The goal of uresourced's resource limits is to preserve desktop responsiveness at the cost of potentially wasted resources. That's an intentional design choice. You could consider them "reservations" rather than "limits" in that resource usage is only limited to whatever needed to protect the resources reserved for the desktop slice... but whatever, I suppose a limit is a limit. Point is, we have resource limits enabled by default in Fedora 33, and you should assume that almost all users will stick with our defaults.
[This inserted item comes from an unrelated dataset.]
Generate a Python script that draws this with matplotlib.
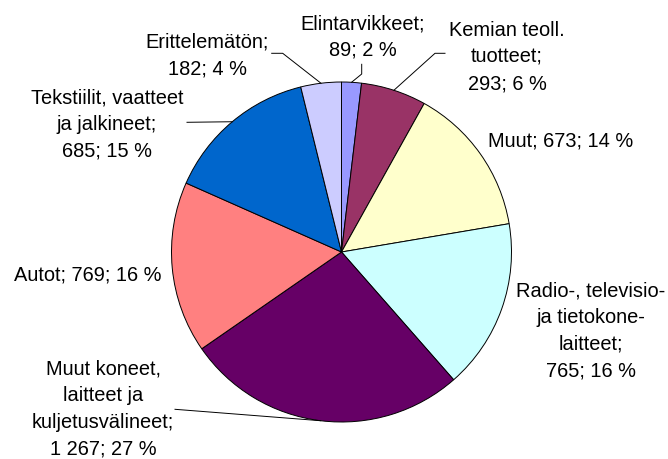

Comment 28 Paolo 2020-10-22 14:49:34 UTC
(In reply to Michael Catanzaro from comment #27)
> (In reply to Paolo from comment #25)
> > The solution you use (namely configuring memory, cpu and io controller
> > with magic parameter values) is simply unrealistic for an average
> > user, and it unavoidably leads to a waste of resources for a different
> > workload than that for which you tune it.
> 
> The goal of uresourced's resource limits is to preserve desktop
> responsiveness at the cost of potentially wasted resources. That's an
> intentional design choice. You could consider them "reservations" rather
> than "limits" in that resource usage is only limited to whatever needed to
> protect the resources reserved for the desktop slice... but whatever, I
> suppose a limit is a limit. Point is, we have resource limits enabled by
> default in Fedora 33, and you should assume that almost all users will stick
> with our defaults.

Yep.  But these general (and longstanding) solution you mention is a
different story than the specific configurations that one must set to
contrast the nasty, low-level starvation issues caused by intense
writeback.

If you have some faith in numbers, here is, e.g., one more
presentation that shows how difficult the problem is, and how badly
I/O control works:
https://www.usenix.org/conference/vault20/presentation/valente

You can easily repeat these tests yourself.